— Problem statement —
Print exactly the lines from the first one down to the line containing "const legendOrder = [0, 1, 2, 3, 4];", both ends included, with no pictures and nothing else.

— Raw data —

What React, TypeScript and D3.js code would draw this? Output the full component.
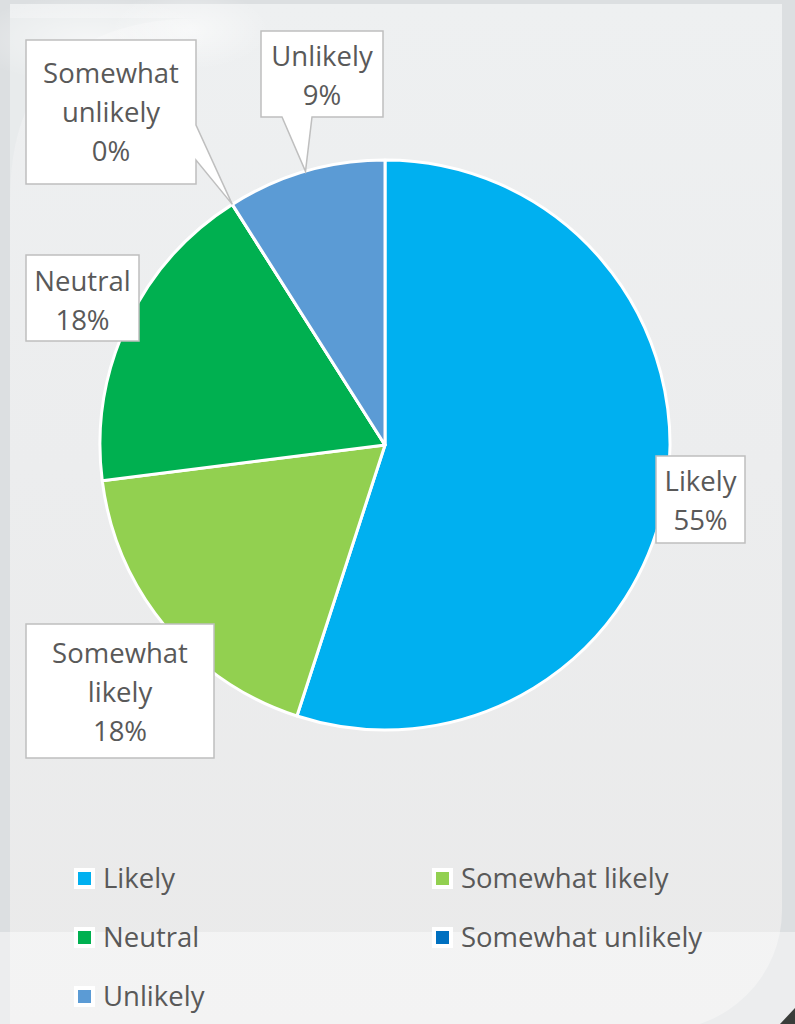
import React from "react";
import * as d3 from "d3";

const categories = ["Likely", "Somewhat likely", "Neutral", "Somewhat unlikely", "Unlikely"];
const percents = [55, 18, 18, 0, 9];
const colors = ["#00B0F0", "#92D050", "#00B050", "#0070C0", "#5B9BD5"];
const labelLines = [["Likely"], ["Somewhat", "likely"], ["Neutral"], ["Somewhat", "unlikely"], ["Unlikely"]];
const legendOrder = [0, 1, 2, 3, 4];

// label box layout: x, y, w, h, first baseline, callout side
const boxes = [
  { x: 656, y: 456, w: 89, h: 87, b: 491, side: "none" },
  { x: 26, y: 624, w: 188, h: 134, b: 663, side: "none" },
  { x: 26, y: 255, w: 113, h: 86, b: 291, side: "none" },
  { x: 26, y: 40, w: 170, h: 144, b: 83, side: "right" },
  { x: 261, y: 31, w: 122, h: 86, b: 66, side: "bottom" },
];

const W = 795, H = 1024;
const cx = 385, cy = 445, R = 285;
const FONT = "'Open Sans', sans-serif";
const FS = 27.5;
const LH = 39;

export default function App() {
  const total = d3.sum(percents);
  const pie = d3.pie<number>().sort(null).value((d) => d).startAngle(0).endAngle(2 * Math.PI);
  const arcs = pie(percents);
  const arcGen = d3.arc<d3.PieArcDatum<number>>().innerRadius(0).outerRadius(R);
  const fmt = d3.format(".0%");

  const boxPath = (i: number) => {
    const b = boxes[i];
    const a = arcs[i];
    const mid = (a.startAngle + a.endAngle) / 2;
    const px = cx + R * Math.sin(mid);
    const py = cy - R * Math.cos(mid);
    const x0 = b.x, y0 = b.y, x1 = b.x + b.w, y1 = b.y + b.h;
    if (b.side === "bottom") {
      return `M${x0},${y0}H${x1}V${y1}H${x0 + 51}L${px},${py}L${x0 + 21},${y1}H${x0}Z`;
    }
    if (b.side === "right") {
      return `M${x0},${y0}H${x1}V${y0 + 85}L${px},${py}L${x1},${y0 + 120}V${y1}H${x0}Z`;
    }
    return `M${x0},${y0}H${x1}V${y1}H${x0}Z`;
  };

  const legendPos = [
    { x: 74, y: 868 },
    { x: 432, y: 868 },
    { x: 74, y: 927 },
    { x: 432, y: 927 },
    { x: 74, y: 986 },
  ];

  return (
    <svg width={W} height={H} style={{ position: "absolute", left: 0, top: 0 }}>
      <defs>
        <linearGradient id="panelg" x1="0" y1="0" x2="0" y2="1">
          <stop offset="0" stopColor="#EEF0F1" />
          <stop offset="0.45" stopColor="#ECEDEE" />
          <stop offset="1" stopColor="#EAEAEA" />
        </linearGradient>
        <radialGradient id="blob" cx="0.5" cy="0.5" r="0.5">
          <stop offset="0" stopColor="#ffffff" stopOpacity="0.55" />
          <stop offset="1" stopColor="#ffffff" stopOpacity="0" />
        </radialGradient>
      </defs>
      <rect x={0} y={0} width={W} height={H} fill="#DCDFE1" />
      <path d={`M10,4H782V910A120,120 0 0 1 662,1030H10Z`} fill="url(#panelg)" />
      <path d="M10,200 Q10,20 200,18 H10Z" fill="#E4E8EA" opacity={0.6} />
      <ellipse cx={90} cy={40} rx={120} ry={45} fill="url(#blob)" />
      <ellipse cx={190} cy={30} rx={80} ry={40} fill="url(#blob)" />
      <rect x={0} y={932} width={W} height={H - 932} fill="#ffffff" opacity={0.45} />
      <path d="M795,1008 L795,1024 L780,1024 Z" fill="#3a3d3a" />

      <g>
        {arcs.map((a, i) => (
          <path
            key={categories[i]}
            d={arcGen(a) || ""}
            transform={`translate(${cx},${cy})`}
            fill={colors[i]}
            stroke="#ffffff"
            strokeWidth={3}
            strokeLinejoin="round"
          />
        ))}
      </g>

      <g fontFamily={FONT} fontSize={FS} fill="#595959" textAnchor="middle">
        {boxes.map((b, i) => {
          const lines = [...labelLines[i], fmt(percents[i] / total)];
          return (
            <g key={categories[i]}>
              <path d={boxPath(i)} fill="#ffffff" stroke="#BFBFBF" strokeWidth={1.5} />
              {lines.map((t, j) => (
                <text key={j} x={b.x + b.w / 2} y={b.b + j * LH}>
                  {t}
                </text>
              ))}
            </g>
          );
        })}
      </g>

      <g fontFamily={FONT} fontSize={FS} fill="#595959">
        {legendOrder.map((i, k) => {
          const p = legendPos[k];
          return (
            <g key={categories[i]}>
              <rect x={p.x} y={p.y} width={21} height={21} fill="#ffffff" />
              <rect x={p.x + 4} y={p.y + 4} width={13} height={13} fill={colors[i]} />
              <text x={p.x + 29} y={p.y + 20}>
                {categories[i]}
              </text>
            </g>
          );
        })}
      </g>
    </svg>
  );
}
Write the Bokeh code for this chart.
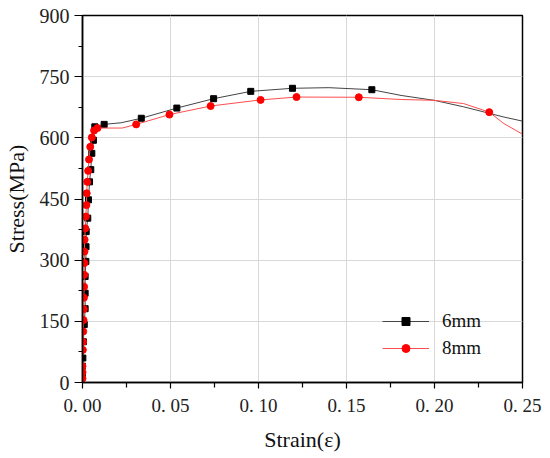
from bokeh.plotting import figure
from bokeh.models import FixedTicker, Range1d, Legend, LegendItem
from bokeh.embed import file_html
from bokeh.resources import INLINE

# 6mm curve (line)
strain_6 = [0, 0, 0, 0.0002, 0.0003, 0.0005, 0.0010, 0.0015, 0.0015, 0.0015, 0.0019, 0.0020,
            0.0021, 0.0030, 0.0034, 0.0040, 0.0047, 0.0053, 0.0062, 0.0070, 0.0123, 0.022,
            0.0334, 0.0536, 0.0745, 0.0956, 0.1193, 0.14, 0.1644, 0.181, 0.1998, 0.2166,
            0.2394, 0.25]
stress_6 = [0, 20, 40, 60, 80, 100, 142, 181, 219, 260, 297, 333,
            370, 403, 448, 492, 522, 562, 594, 627, 633, 637,
            648, 673, 696, 714, 721.5, 723, 718, 704, 692, 676,
            651, 641]
# 6mm markers
mk_strain_6 = [0, 0, 0.0002, 0.0005, 0.0010, 0.0015, 0.0015, 0.0015, 0.0019, 0.0020,
               0.0021, 0.0030, 0.0034, 0.0040, 0.0047, 0.0053, 0.0062, 0.0070, 0.0123,
               0.0334, 0.0536, 0.0745, 0.0956, 0.1193, 0.1644]
mk_stress_6 = [20, 40, 60, 100, 142, 181, 219, 260, 297, 333,
               370, 403, 448, 492, 522, 562, 594, 627, 633,
               648, 673, 696, 714, 721.5, 718]

# 8mm curve (line)
strain_8 = [0, 0, 0, 0, 0, 0.0002, 0.0003, 0.0004, 0.0006, 0.0007, 0.0008, 0.0009, 0.0010,
            0.0011, 0.0011, 0.0012, 0.0016, 0.0019, 0.0022, 0.0024, 0.0027, 0.0032, 0.0037,
            0.0044, 0.0053, 0.0066, 0.0085, 0.0226, 0.0305, 0.0494, 0.0728, 0.1012, 0.1216,
            0.157, 0.181, 0.1998, 0.2166, 0.2311, 0.2394, 0.25]
stress_8 = [0, 10, 25, 40, 60, 80, 100, 125, 153, 180, 208, 235, 264,
            293, 321, 350, 378, 407, 435, 464, 492, 519, 547,
            578, 601, 618, 624, 624, 633, 657, 678, 693, 700,
            699.5, 694, 692, 684, 663, 635, 609]
# 8mm markers
mk_strain_8 = [0, 0, 0, 0.0002, 0.0003, 0.0004, 0.0006, 0.0007, 0.0008, 0.0009, 0.0010,
               0.0011, 0.0011, 0.0012, 0.0016, 0.0019, 0.0022, 0.0024, 0.0027, 0.0032, 0.0037,
               0.0044, 0.0053, 0.0066, 0.0085, 0.0305, 0.0494, 0.0728, 0.1012, 0.1216,
               0.157, 0.2311]
mk_stress_8 = [10, 25, 40, 80, 100, 125, 153, 180, 208, 235, 264,
               293, 321, 350, 378, 407, 435, 464, 492, 519, 547,
               578, 601, 618, 624, 633, 657, 678, 693, 700,
               699.5, 663]

x_ticks = [0, 0.05, 0.10, 0.15, 0.20, 0.25]
x_labels = ["0. 00", "0. 05", "0. 10", "0. 15", "0. 20", "0. 25"]
x_minor = [0.025, 0.075, 0.125, 0.175, 0.225]
y_ticks = [0, 150, 300, 450, 600, 750, 900]
y_minor = [75, 225, 375, 525, 675, 825]

FONT = "Liberation Serif"

p = figure(width=546, height=454, output_backend="svg", toolbar_location=None,
           x_range=Range1d(0, 0.25), y_range=Range1d(0, 900),
           min_border_left=80, min_border_right=24, min_border_top=15, min_border_bottom=71)
p.background_fill_color = "white"
p.border_fill_color = "white"
p.outline_line_color = "black"
p.outline_line_width = 1.5

p.xaxis.ticker = FixedTicker(ticks=x_ticks, minor_ticks=x_minor)
p.xaxis.major_label_overrides = {t: l for t, l in zip(x_ticks, x_labels)}
p.yaxis.ticker = FixedTicker(ticks=y_ticks, minor_ticks=y_minor)

for ax in (p.xaxis[0], p.yaxis[0]):
    ax.axis_line_width = 1.5
    ax.axis_line_color = "black"
    ax.major_tick_line_color = "black"
    ax.minor_tick_line_color = "black"
    ax.major_tick_line_width = 1.2
    ax.minor_tick_line_width = 1.2
    ax.major_tick_in = 0
    ax.minor_tick_in = 0
    ax.major_label_text_font = FONT
    ax.major_label_text_color = "#222222"
    ax.axis_label_text_font = FONT
    ax.axis_label_text_font_style = "normal"
    ax.axis_label_text_font_size = "22px"
    ax.axis_label_text_color = "#111111"

p.xaxis.major_tick_out = 6
p.xaxis.minor_tick_out = 5
p.yaxis.major_tick_out = 8
p.yaxis.minor_tick_out = 4
p.xaxis.major_label_text_font_size = "19px"
p.yaxis.major_label_text_font_size = "20px"
p.xaxis.major_label_standoff = 6
p.yaxis.major_label_standoff = 5
p.xaxis.axis_label = "Strain(ε)"
p.yaxis.axis_label = "Stress(MPa)"
p.xaxis.axis_label_standoff = 8
p.yaxis.axis_label_standoff = 8

p.xgrid.ticker = FixedTicker(ticks=x_ticks)
p.ygrid.ticker = FixedTicker(ticks=y_ticks)
p.grid.grid_line_color = "#d9d9d9"
p.grid.grid_line_width = 1

l6 = p.line(strain_6, stress_6, line_color="#444444", line_width=1)
s6 = p.scatter(mk_strain_6, mk_stress_6, marker="square", size=6,
               fill_color="black", line_color="black")
l8 = p.line(strain_8, stress_8, line_color="#ff4d4d", line_width=1)
s8 = p.scatter(mk_strain_8, mk_stress_8, marker="circle", size=7,
               fill_color="#ff0000", line_color="#ff0000")

legend = Legend(items=[LegendItem(label="6mm", renderers=[l6, s6]),
                       LegendItem(label="8mm", renderers=[l8, s8])],
                location=(300, 23))
legend.border_line_color = None
legend.background_fill_alpha = 0
legend.padding = 0
legend.margin = 0
legend.spacing = 5
legend.glyph_width = 47
legend.glyph_height = 20
legend.label_height = 20
legend.label_standoff = 13
legend.label_text_font = FONT
legend.label_text_font_size = "19px"
legend.label_text_color = "#111111"
p.add_layout(legend, "center")

open("out.html", "w").write(file_html(p, INLINE))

— Complete output —
What React, TypeScript and D3.js code would draw this? Output the full component.
import React from "react";
import * as d3 from "d3";

const categories = ["Likely", "Somewhat likely", "Neutral", "Somewhat unlikely", "Unlikely"];
const percents = [55, 18, 18, 0, 9];
const colors = ["#00B0F0", "#92D050", "#00B050", "#0070C0", "#5B9BD5"];
const labelLines = [["Likely"], ["Somewhat", "likely"], ["Neutral"], ["Somewhat", "unlikely"], ["Unlikely"]];
const legendOrder = [0, 1, 2, 3, 4];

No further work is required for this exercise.